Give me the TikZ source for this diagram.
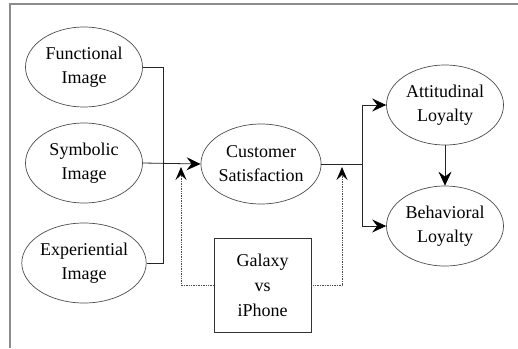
\documentclass[tikz,border=0pt]{standalone}
\usepackage{fontspec}
\setmainfont{Liberation Serif}
\usetikzlibrary{shapes.geometric,arrows.meta}
\begin{document}
\begin{tikzpicture}[x=1pt,y=-1pt,
  oval/.style={ellipse,draw=black!70,line width=0.7pt,minimum width=117pt,minimum height=80pt,inner sep=0pt,align=center,font=\fontsize{18}{24}\selectfont},
  boxnode/.style={rectangle,draw=black!80,line width=0.8pt,minimum width=97pt,minimum height=94pt,inner sep=0pt,align=center,font=\fontsize{18}{25}\selectfont},
  conn/.style={draw=black!85,line width=0.8pt},
  arr/.style={conn,-{Stealth[length=14pt,width=13pt,inset=5pt,color=black]}},
  dots/.style={draw=black!70,line width=0.7pt,densely dotted,-{Stealth[length=13pt,width=11pt,inset=5pt,color=black]}},
  frame/.style={draw=black!45,line width=1.3pt}]
\useasboundingbox (0,0) rectangle (518,348);
\draw[frame] (10,348) -- (10,4) -- (518,4);
\node[oval] (func) at (84,67) {Functional\\Image};
\node[oval] (sym) at (84,163) {Symbolic\\Image};
\node[oval] (exp) at (84,263) {Experiential\\Image};
\node[oval] (cust) at (261,164) {Customer\\Satisfaction};
\node[oval] (att) at (445,105) {Attitudinal\\Loyalty};
\node[oval] (beh) at (445,226) {Behavioral\\Loyalty};
\node[boxnode] (box) at (262.5,285) {Galaxy\\vs\\iPhone};
\coordinate (j1) at (163,164);
\coordinate (j2) at (362,164);
\coordinate (d1) at (181,167);
\coordinate (d2) at (342,167);
\draw[conn] (func.east) -| (j1);
\draw[conn] (exp.east) -| (j1);
\draw[arr] (sym.east) -- (cust.west);
\draw[conn] (cust.east) -- (j2);
\draw[arr] (j2) |- (att.west);
\draw[arr] (j2) |- (beh.west);
\draw[arr] (att.south) -- (beh.north);
\draw[dots] (box.west) -| (d1);
\draw[dots] (box.east) -| (d2);
\end{tikzpicture}
\end{document}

|---|

## The request
Without the pictures, transcribe the listing above exactly.

## Full response
Give me the TikZ source for this diagram.
\documentclass[tikz,border=0pt]{standalone}
\usepackage{fontspec}
\setmainfont{Liberation Serif}
\usetikzlibrary{shapes.geometric,arrows.meta}
\begin{document}
\begin{tikzpicture}[x=1pt,y=-1pt,
  oval/.style={ellipse,draw=black!70,line width=0.7pt,minimum width=117pt,minimum height=80pt,inner sep=0pt,align=center,font=\fontsize{18}{24}\selectfont},
  boxnode/.style={rectangle,draw=black!80,line width=0.8pt,minimum width=97pt,minimum height=94pt,inner sep=0pt,align=center,font=\fontsize{18}{25}\selectfont},
  conn/.style={draw=black!85,line width=0.8pt},
  arr/.style={conn,-{Stealth[length=14pt,width=13pt,inset=5pt,color=black]}},
  dots/.style={draw=black!70,line width=0.7pt,densely dotted,-{Stealth[length=13pt,width=11pt,inset=5pt,color=black]}},
  frame/.style={draw=black!45,line width=1.3pt}]
\useasboundingbox (0,0) rectangle (518,348);
\draw[frame] (10,348) -- (10,4) -- (518,4);
\node[oval] (func) at (84,67) {Functional\\Image};
\node[oval] (sym) at (84,163) {Symbolic\\Image};
\node[oval] (exp) at (84,263) {Experiential\\Image};
\node[oval] (cust) at (261,164) {Customer\\Satisfaction};
\node[oval] (att) at (445,105) {Attitudinal\\Loyalty};
\node[oval] (beh) at (445,226) {Behavioral\\Loyalty};
\node[boxnode] (box) at (262.5,285) {Galaxy\\vs\\iPhone};
\coordinate (j1) at (163,164);
\coordinate (j2) at (362,164);
\coordinate (d1) at (181,167);
\coordinate (d2) at (342,167);
\draw[conn] (func.east) -| (j1);
\draw[conn] (exp.east) -| (j1);
\draw[arr] (sym.east) -- (cust.west);
\draw[conn] (cust.east) -- (j2);
\draw[arr] (j2) |- (att.west);
\draw[arr] (j2) |- (beh.west);
\draw[arr] (att.south) -- (beh.north);
\draw[dots] (box.west) -| (d1);
\draw[dots] (box.east) -| (d2);
\end{tikzpicture}
\end{document}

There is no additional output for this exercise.